CLASS NOTES August 2004

The Class of ’67 is pleased to announce that we now have a class Web site, available through the Bryn Mawr College site. (Go to http://www.brynmawr.edu and click Alumnae/i > Classes > 1967). Class Web Mistress Susan Ames (sames@astro.uni-bonn.de) has designed a site that is easy to use. Susan welcomes comments and pictures. The site is one of the first developments to celebrate our 40th Reunion in 2007.

In addition to creating our Web site, Susan traveled (in April) to the Open University at Milton Keynes, Buckinghamshire, for the annual British National Astronomy meeting. June found her at Padova University for a conference on supernovae, near where Galileo observed the last supernova visible to the naked eye exactly 400 years ago! A month later, she visited the Institute of Astrophysics in Paris for a week-long colloquium on cosmology.

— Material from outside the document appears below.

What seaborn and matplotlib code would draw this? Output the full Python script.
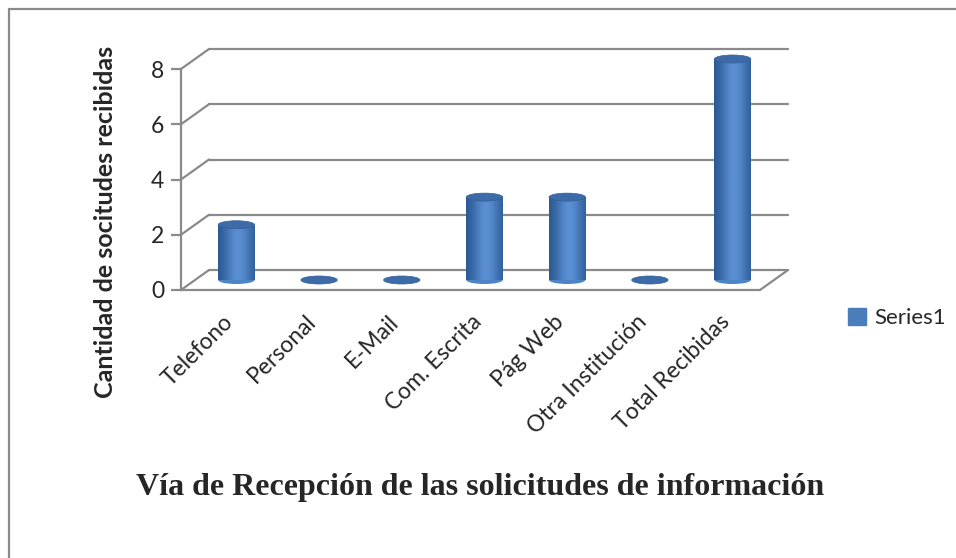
import numpy as np
import pandas as pd
import seaborn as sns
import matplotlib.pyplot as plt
import matplotlib.transforms as mtransforms
from matplotlib.patches import Ellipse, Rectangle
from matplotlib.lines import Line2D
from matplotlib.colors import LinearSegmentedColormap

categories = ["Telefono", "Personal", "E-Mail", "Com. Escrita", "Pág Web",
              "Otra Institución", "Total Recibidas"]
values = [2, 0, 0, 3, 3, 0, 8]
y_ticks = [0, 2, 4, 6, 8]
series_name = "Series1"

df = pd.DataFrame({"via": categories, "cantidad": values})

sns.set_style("white")
plt.rcParams['font.family'] = ['Lato', 'DejaVu Sans']

fig = plt.figure(figsize=(9.56, 5.58), dpi=100)
# front plane of the 3d box, in pixels: x 181..760, y 290 (0) .. 69 (8)
ax = fig.add_axes([181 / 956, (558 - 290) / 558, 579 / 956, 221 / 558])

grid_col = "#8a8a8a"
back = mtransforms.ScaledTranslation(0.28, 0.20, fig.dpi_scale_trans)
half = mtransforms.ScaledTranslation(0.14, 0.10, fig.dpi_scale_trans)

sns.barplot(data=df, x="via", y="cantidad", color="#4a7ebb", width=0.44,
            ax=ax, zorder=5)
n = len(categories)
ax.set_xlim(-0.5, n - 0.5)
ax.set_ylim(0, 8)

# back wall gridlines + connectors to the front axis
for t in y_ticks:
    ax.add_line(Line2D([-0.5, n - 0.5], [t, t], color=grid_col, lw=1.6,
                       transform=ax.transData + back, clip_on=False, zorder=1))
    x0, y0 = ax.transData.transform((-0.5, t))
    x1, y1 = (ax.transData + back).transform((-0.5, t))
    fig.add_artist(Line2D([x0 / 956, x1 / 956], [y0 / 558, y1 / 558], color=grid_col, lw=1.6))
# floor front edge and right edge
ax.add_line(Line2D([-0.5, n - 0.5], [0, 0], color=grid_col, lw=1.6,
                   transform=ax.transData, clip_on=False, zorder=2))
xr0, yr0 = ax.transData.transform((n - 0.5, 0))
xr1, yr1 = (ax.transData + back).transform((n - 0.5, 0))
fig.add_artist(Line2D([xr0 / 956, xr1 / 956], [yr0 / 558, yr1 / 558], color=grid_col, lw=1.6))

# cylinders: shift bars to mid depth, add gradient and elliptical caps
grad = np.linspace(0, 1, 64)
shade = np.exp(-((grad - 0.55) / 0.38) ** 2)
cyl = LinearSegmentedColormap.from_list("cyl", ["#2c5a94", "#5a8fd3"])
ell_h = 8 / (221 / 8)
for bar, v in zip(ax.patches, values):
    bar.set_transform(ax.transData + half)
    bar.set_clip_on(False)
    bar.set_edgecolor("none")
    bx, bw = bar.get_x(), bar.get_width()
    cx = bx + bw / 2
    if v > 0:
        bot = Ellipse((cx, 0), bw, ell_h, transform=ax.transData + half,
                      facecolor="#4d84c6", edgecolor="none", zorder=5, clip_on=False)
        ax.add_patch(bot)
        img = ax.imshow(shade[np.newaxis, :], cmap=cyl, aspect="auto",
                        extent=(bx, bx + bw, 0, v), zorder=6,
                        transform=ax.transData + half)
        img.set_clip_path(bar)
    top = Ellipse((cx, v), bw, ell_h, transform=ax.transData + half,
                  facecolor="#3c6ba8", edgecolor="#335f98", lw=0.5, zorder=7, clip_on=False)
    ax.add_patch(top)
ax.set_xlim(-0.5, n - 0.5)
ax.set_ylim(0, 8)

for s in ["top", "right", "bottom"]:
    ax.spines[s].set_visible(False)
ax.spines["left"].set_color(grid_col)
ax.spines["left"].set_linewidth(1.6)
ax.set_yticks(y_ticks)
ax.tick_params(axis="y", length=7, width=1.6, color=grid_col, labelsize=16.5, pad=5, left=True)
ax.tick_params(axis="x", length=0, labelsize=16.5, pad=15)
ax.set_xticks(range(n))
ax.set_xticklabels(categories, rotation=45, ha="right", rotation_mode="anchor")
ax.set_xlabel("")
ax.set_ylabel("Cantidad de socitudes recibidas", fontsize=18, fontweight="bold")
ax.yaxis.set_label_coords(-0.11, 0.31)

handles = [Rectangle((0, 0), 1, 1, color="#4a7ebb")]
fig.legend(handles, [series_name], loc="center left", bbox_to_anchor=(828 / 956, 1 - 318 / 558),
           frameon=False, fontsize=16, handlelength=0.8, handleheight=0.8, handletextpad=0.4)

fig.text(480 / 956, 1 - 488 / 558, "Vía de Recepción de las solicitudes de información",
         ha="center", va="center", fontsize=23, fontweight="bold", family="Liberation Serif")

fig.add_artist(Line2D([9 / 956, 9 / 956], [0, 1 - 9 / 558], color="#8a8a8a", lw=1.6))
fig.add_artist(Line2D([9 / 956, 1], [1 - 9 / 558, 1 - 9 / 558], color="#8a8a8a", lw=1.6))

fig.savefig("out.png", dpi=100)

Class President, Penny Milbouer, who also had a hand in the Web site’s creation, adopted an Australian Blue Heeler in 2003 and a new kitten last May. “Hank is a brilliant canine, we think, and Truffles is certifiably cute.”

The “Challenging Women” brochure that arrived this spring identified some remarkable members of “the remarkable Class of 1967”—Beverly Lange, Alma Lee Carpenter, and an anonymous one of you—whose combined gifts to the College last year totaled $872,500. Wow!

Barbara Feinsilber Kanegsberg recently established a non-profit organization, Surface Quality Resource Center, whose charter involves education and outreach both to industry and to communities impacted by industrial activities. SQRC develops practical, environmentally-preferred processes and welcomes ideas for worthwhile projects and programs. Barbara and her husband, Ed, have two children: David is a photographer and a Rhode Island School of Design graduate; Deborah has an MSW from Smith and is studying to be a birth doula.

Jeanne Lance and husband David Fleming spent part of last July on the East Coast. Jeanne’s niece Kathleen Lance will be attending Elon University in North Carolina this fall. Jeanne and Dave had a lovely day with Anna (Hartmann) Wexler and her husband Joe Wexler on Martha’s Vineyard. Anna and Joe’s son Jonah is a senior at Brookline (Mass.) High School, where he plays basketball and saxophone. Jeanne and Dave also had dinner with Kathy Sborovy Janowitz and husband Jim Janowitz (Haverford ’67) and Penny Small in New York City. All seem well, though the aches and pains of growing older preoccupy them more these days. Jeanne is now working four days a week at UC Santa Cruz, due to state budget cuts. She loves the extra day off—but has yet to adjust her spending accordingly!

Barbara Johnston just read the report “Reinventing Aging: Baby Boomers and Civic Engagement,” published by the Harvard School of Public Health-MetLife Foundation Initiative on Retirement and Civic Engagement, and rates it excellent. A quotation from a summary of the report’s highlights provides food for thought: Compared to their parents’ generation, the so-called “Greatest Generation”, boomers have done less by every measure of civic engagement, including rates of voting and joining community groups.

Here’s news from Ronnie Scharfman to counter that finding. The world feels very precarious. We are rejoicing and tearing up as we help plan the wedding of our first son, Ethan, a playwright, to Rachel Axler, another playwright, on Labor Day week-end. Wasn’t I myself just at Bryn Mawr yesterday? How can I have a son getting married already? Life’s time is indeed flying. Besides the comfort and joy of family and friends (many from Bryn Mawr), I have found deeply satisfying moments in exploring personal, rather than academic writing. (I’ve been teaching for 25 years and no longer feel any urgency about my “career.”) Some of the writing is spiritual—“contemporary midrash”—telling stories to fill the gaps in biblical narrative that intrigue me, in a group with a wonderful feminist poet from Rutgers, Alicia Ostriker. It is wildly creative, and so much fun! The warmth and support of community is a meaningful by-product.
I would be a happy woman if the world were not so terrifying, if I were sure the current administration, its cynicism, its injustices, its dangerous lies, would be toppled in November. I know that would not solve the world’s horrors, but it would be a start. I work in my small ways to support Kerry, to imagine and encourage understanding and a peaceful solution to the violence of the Middle-East conflict. I recently discovered that Paula Pace (BMC ’64) is the mediator for a Dialogue Project group that meets in Manhattan. I’m a participant in the group in Riverdale. Jews and Palestinians/Arabs/Muslims meet to listen, compassionately, reflectively, to each other’s side. We can’t move any mountains, but it is very profound, and it keeps a tiny flame of hope alive.